Little Epiphanies

This internship has been full of little daily epiphanies. Sometimes they’ll hit me on our morning walks, during our long talks at dinner or when we come up against a challenge at work. I had an epiphany recently when we were brainstorming ideas for some kind of casing or way for our suction pump shut off device to interface with the actual suction pump machine. Charles and I were sketching out and talking about different ideas. Mine were usually rough geometric depictions of a device from indeterminate materials, while Charles’ included very specific materials and methods of assembly. His first question after I described one of my ideas to him was usually, “But what would it be made out of?”

It hit me that in the US, I was taught to brainstorm and approach projects with the unarticulated but nonetheless present assumption that available resources were not an issue.

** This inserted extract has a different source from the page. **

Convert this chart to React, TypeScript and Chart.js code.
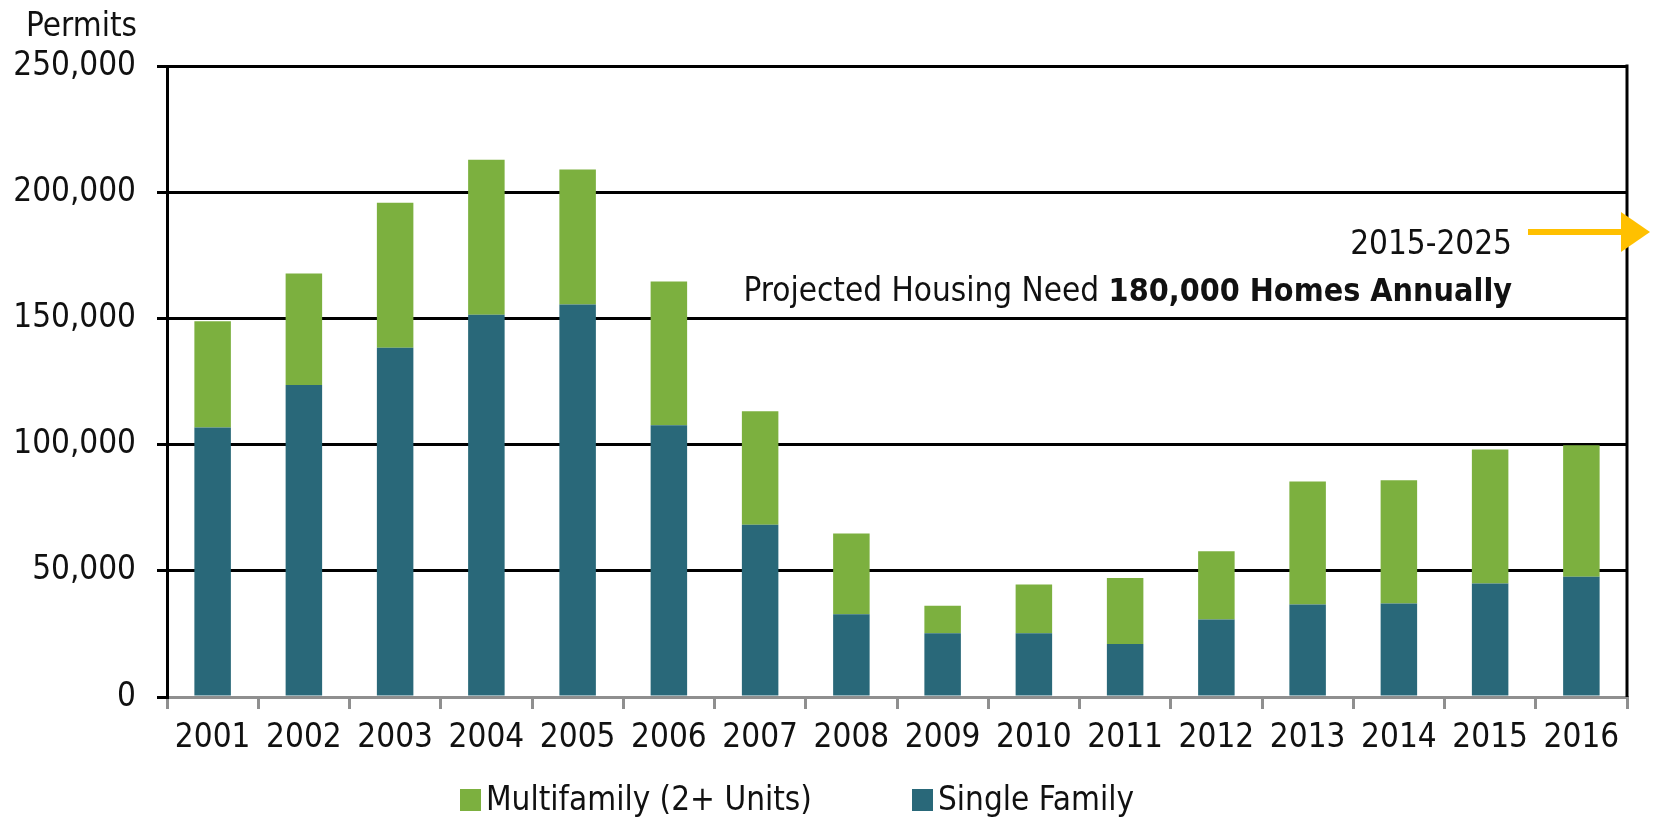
import React, { useEffect, useRef } from "react";
import { Chart, registerables } from "chart.js";

Chart.register(...registerables);

const years = ["2001","2002","2003","2004","2005","2006","2007","2008","2009","2010","2011","2012","2013","2014","2015","2016"];
const singleFamily = [106800,123600,138400,151400,155500,107700,68200,32800,25300,25300,21000,30700,36600,37000,45000,47600];
const multifamily = [42100,44200,57400,61500,53500,56900,45000,32000,10900,19300,26100,27000,48800,48900,53100,52100];
const yTicks = [0,50000,100000,150000,200000,250000];
const legendLabels = ["Multifamily (2+ Units)", "Single Family"];
const annotationYears = "2015-2025";
const annotationLead = "Projected Housing Need ";
const annotationBold = "180,000 Homes Annually";

const GREEN = "#7CB03F";
const BLUE = "#296879";
const ORANGE = "#FFC000";
const FONT = '"DejaVu Sans Condensed", "Liberation Sans", sans-serif';
const FS = 33;

const overlay = {
  id: "overlay",
  afterDraw(chart: any) {
    const { ctx, chartArea } = chart;
    const { left, right, top, bottom } = chartArea;
    ctx.save();
    // right border
    ctx.strokeStyle = "#000";
    ctx.lineWidth = 3;
    ctx.beginPath();
    ctx.moveTo(right, top - 1.5);
    ctx.lineTo(right, bottom);
    ctx.stroke();

    ctx.fillStyle = "#111";
    ctx.textBaseline = "alphabetic";
    // y title
    ctx.font = `${FS}px ${FONT}`;
    ctx.textAlign = "right";
    ctx.fillText("Permits", left - 30, 36);

    // annotation
    const ax = right - 115;
    ctx.font = `${FS}px ${FONT}`;
    ctx.fillText(annotationYears, ax, 254);
    ctx.font = `bold 32px ${FONT}`;
    const bw = ctx.measureText(annotationBold).width;
    ctx.fillText(annotationBold, ax, 301);
    ctx.font = `${FS}px ${FONT}`;
    ctx.fillText(annotationLead, ax - bw, 301);

    // arrow
    ctx.fillStyle = ORANGE;
    const ay = 232;
    ctx.fillRect(right - 99, ay - 3, 96, 6);
    ctx.beginPath();
    ctx.moveTo(right - 6, ay - 20);
    ctx.lineTo(right + 23, ay);
    ctx.lineTo(right - 6, ay + 20);
    ctx.closePath();
    ctx.fill();

    // legend
    const ly = 810;
    ctx.font = `${FS}px ${FONT}`;
    ctx.textAlign = "left";
    const items = [
      { label: legendLabels[0], color: GREEN, x: left + 293 },
      { label: legendLabels[1], color: BLUE, x: left + 745 },
    ];
    for (const it of items) {
      ctx.fillStyle = it.color;
      ctx.fillRect(it.x, ly - 21, 21, 22);
      ctx.fillStyle = "#111";
      ctx.fillText(it.label, it.x + 26, ly);
    }
    ctx.restore();
  },
};

export default function App() {
  const ref = useRef<HTMLCanvasElement | null>(null);
  useEffect(() => {
    if (!ref.current) return;
    const chart = new Chart(ref.current, {
      type: "bar",
      data: {
        labels: years,
        datasets: [
          { label: legendLabels[1], data: singleFamily, backgroundColor: BLUE, barPercentage: 0.4, categoryPercentage: 1.0 },
          { label: legendLabels[0], data: multifamily, backgroundColor: GREEN, barPercentage: 0.4, categoryPercentage: 1.0 },
        ],
      },
      options: {
        responsive: false,
        animation: false,
        layout: { padding: { top: 66, left: 0, right: 40, bottom: 64 } },
        plugins: { legend: { display: false }, tooltip: { enabled: false }, title: { display: false } },
        scales: {
          x: {
            stacked: true,
            grid: { offset: true, drawOnChartArea: false, color: "#8f8f8f", lineWidth: 3, tickLength: 12 },
            border: { color: "#8f8f8f", width: 3 },
            ticks: { color: "#111", font: { family: FONT, size: FS }, padding: 10, maxRotation: 0, autoSkip: false },
            afterFit: (s: any) => { s.height = 61; },
          },
          y: {
            stacked: true,
            min: 0,
            max: 250000,
            afterBuildTicks: (s: any) => { s.ticks = yTicks.map((v) => ({ value: v })); },
            grid: {
              color: (c: any) => (c.tick && c.tick.value === 0 ? "rgba(0,0,0,0)" : "#000"),
              tickColor: "#000",
              lineWidth: 3,
              tickLength: 10,
            },
            border: { color: "#000", width: 3 },
            ticks: {
              color: "#111",
              font: { family: FONT, size: FS },
              padding: 21,
              callback: (v: any) => Number(v).toLocaleString("en-US"),
            },
            afterFit: (s: any) => { s.width = 167; },
          },
        },
      },
      plugins: [overlay],
    });
    return () => chart.destroy();
  }, []);
  return (
    <div style={{ position: "absolute", left: 0, top: 0, width: 1667, height: 822, background: "#fff" }}>
      <canvas ref={ref} width={1667} height={822} />
    </div>
  );
}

I think the idea is to promote unbridled creativity and to leave the realities of procurement, assembly and cost for a later stage in the design process, (but with the knowledge that barring prohibitively expensive components almost any tool or material is often just an Amazon order away.) Here, the feasibility of the idea from a procurement/cost/assembly of materials perspective is an ever-present consideration, and often the first determinant used in whether or not to pursue an idea.

At first I was very frustrated by this reality in relation to the design process. It seemed that by necessity, a resource-blind phase of the design process where innovative ideas are born in the US was being skipped over entirely in Malawi. But the more I thought about it, the more I realized that the scarcity of resources wasn’t something to be ignored; it was something to be embraced. If we fully accept and understand the resources at hand, then they become just another set of design criteria. And well-quantified design criteria don’t hinder design, they foster better, more relevant, more effective design.

To clarify, “locally sourced materials” and “sustainable practices” are buzz words I’ve heard a lot at Rice when talking about global health products. I guess I’d always just looked at them as things that were barriers to good designs rather than as gateways to better designs. It was a little epiphany, to be sure, and one that seems blatantly obvious to me now, but since I started thinking about resources as a design criteria, it has transformed the way I look at engineering in Malawi. Now I see that it’s only through fully embracing challenges rather than ignoring them that we are lead to sustainable and meaningful solutions.